[Data lines]:
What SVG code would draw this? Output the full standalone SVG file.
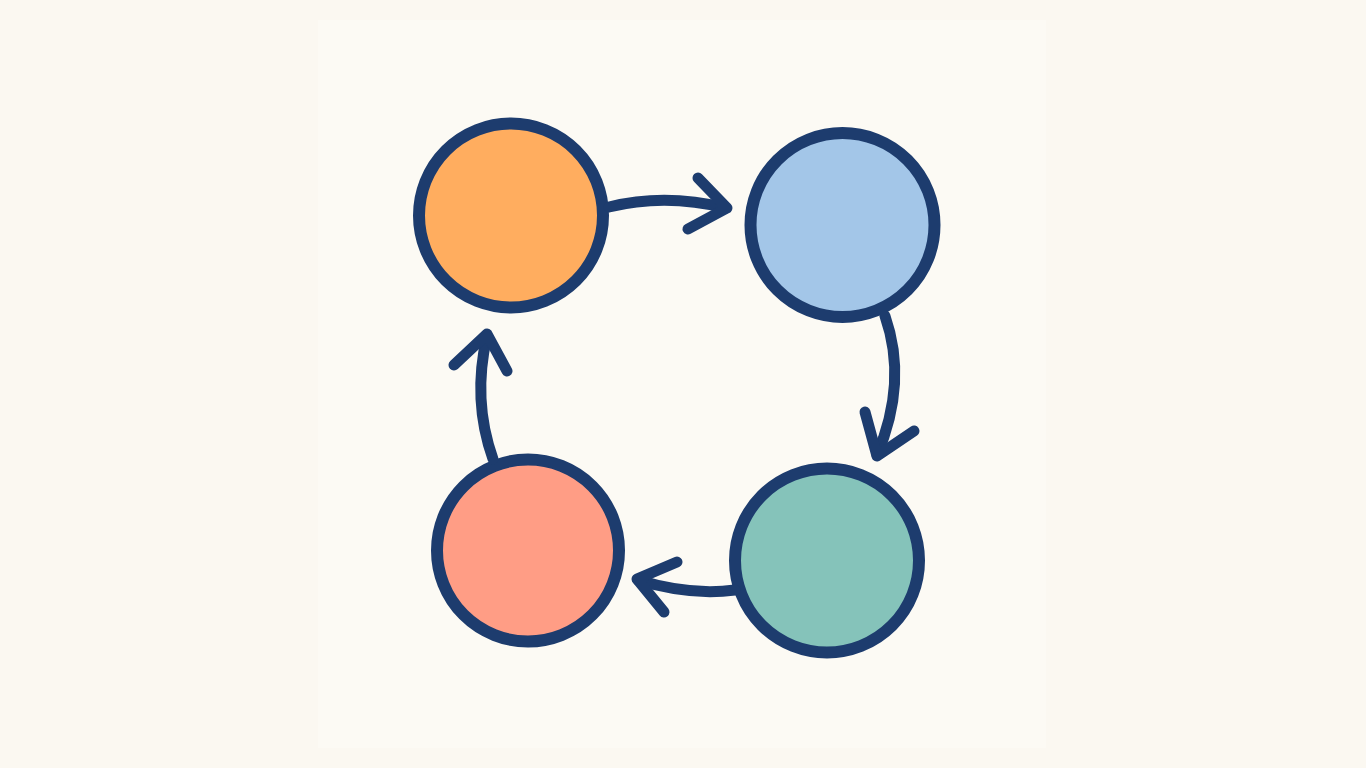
<svg xmlns="http://www.w3.org/2000/svg" width="1366" height="768" viewBox="0 0 1366 768">
<style>
.node{stroke:#1D3C6E;stroke-width:12}
.conn path{fill:none;stroke:#1D3C6E;stroke-width:11;stroke-linecap:round;stroke-linejoin:round}
</style>
<rect width="1366" height="768" fill="#FBF8F1"/>
<rect x="318" y="20" width="728" height="728" fill="#FCFAF4"/>
<g id="node-orange"><circle class="node" cx="511" cy="215.5" r="92" fill="#FFAD5F"/></g>
<g id="node-blue"><circle class="node" cx="842.5" cy="225" r="92" fill="#A3C6E8"/></g>
<g id="node-teal"><circle class="node" cx="827" cy="560.5" r="92" fill="#85C3BA"/></g>
<g id="node-red"><circle class="node" cx="528" cy="550.5" r="91" fill="#FF9D85"/></g>
<g id="connectors" class="conn">
<path d="M609,207 Q665,193 726,208"/>
<path d="M698,178 L727,208 L688,229"/>
<path d="M885,316 Q908,382 877,455"/>
<path d="M865,412 L877,456 L914,431"/>
<path d="M735,590 Q690,596 638,580"/>
<path d="M677,562 L637,579 L664,612"/>
<path d="M493,459 Q472,400 487,336"/>
<path d="M454,365 L487,334 L507,371"/>
</g>
</svg>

[Written task]: Reproduce the listing above exactly, excluding all pictures.

[Worked solution]:
What SVG code would draw this? Output the full standalone SVG file.
<svg xmlns="http://www.w3.org/2000/svg" width="1366" height="768" viewBox="0 0 1366 768">
<style>
.node{stroke:#1D3C6E;stroke-width:12}
.conn path{fill:none;stroke:#1D3C6E;stroke-width:11;stroke-linecap:round;stroke-linejoin:round}
</style>
<rect width="1366" height="768" fill="#FBF8F1"/>
<rect x="318" y="20" width="728" height="728" fill="#FCFAF4"/>
<g id="node-orange"><circle class="node" cx="511" cy="215.5" r="92" fill="#FFAD5F"/></g>
<g id="node-blue"><circle class="node" cx="842.5" cy="225" r="92" fill="#A3C6E8"/></g>
<g id="node-teal"><circle class="node" cx="827" cy="560.5" r="92" fill="#85C3BA"/></g>
<g id="node-red"><circle class="node" cx="528" cy="550.5" r="91" fill="#FF9D85"/></g>
<g id="connectors" class="conn">
<path d="M609,207 Q665,193 726,208"/>
<path d="M698,178 L727,208 L688,229"/>
<path d="M885,316 Q908,382 877,455"/>
<path d="M865,412 L877,456 L914,431"/>
<path d="M735,590 Q690,596 638,580"/>
<path d="M677,562 L637,579 L664,612"/>
<path d="M493,459 Q472,400 487,336"/>
<path d="M454,365 L487,334 L507,371"/>
</g>
</svg>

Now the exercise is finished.